Sweetness #9 comes out today!
It’s a satire of epic proportions about an American family, the Leverauxs, whose patriarch gets paid to develop a new artificial sweetener in a laboratory. As the years pass, Sweetness #9 works its way into America’s bloodstream, and everyone from lab rats to Washington politicians suffers from obesity, anxiety, and depression, while David Leveraux tries to keep his involvement a secret.
Edan Lepucki recommended Sweetness #9 to Stephen Colbert and called it “funny, moving, like Don DeLillo crossed with A. M. Homes,” which sounds just about perfect.
We asked the author one question.
How are you celebrating the publication of Sweetness #9?
Stephan Eirik Clark: In Norway, where my mother is from, a toast at dinner-time is a simple affair. You raise your glass (not too high, though, because there’s no need to call attention to yourself) and utter a single syllable: “Skol!” Just as quickly, your eyes can fall back to your plate and you can lose yourself in your food.

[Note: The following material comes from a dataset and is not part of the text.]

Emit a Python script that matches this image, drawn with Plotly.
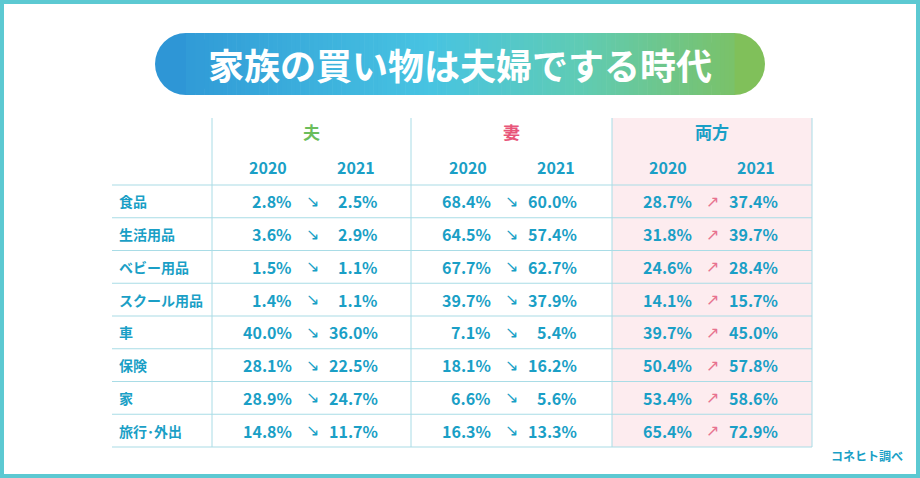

But in Russia, where my wife is from, such brevity would ruin your reputation and very likely cause you to lose friends and shame family members. In Russia, you are expected to hold your glass high and speak at great length, to reveal a poet’s depth of feeling and a lover’s unrivaled affection, to perhaps push back a few tears and say still more when some around the table — the Norwegians, perhaps — are certain that you must be coming to an end. “And let me add,” you might say, “that in addition to wishing you health, happiness, and great success in the coming year, I would hope that you will be blessed with the joy of close friendships and more of the greatest love of all — the love of young children. Therefore let me add” — and on it might go as your father, a Texan, looks around the table, sure there must be a hidden camera somewhere, that this must be a prank soon to be streamed on YouTube, for it can’t possibly go on any longer, can it?
Yes, it can. And as you adopt many of the traditions you marry into, I very likely will be speaking in such a way on the day that Sweetness #9 is released into the world. Either over dinner with my wife and children in St. Paul or before I read that night at Common Good Books just up the road, I will raise a glass and wish my novel health, so that it won’t suffer through its infancy as a hardback, and success, so that it might gain warm reviews from critics and readers alike. I might even add, while wiping at my misty eyes, that I hope it will encounter a good bit of love, because a book, like a person, wants only one thing: to be held close, so close it can feel the quiet thrum of a sympathetic heart.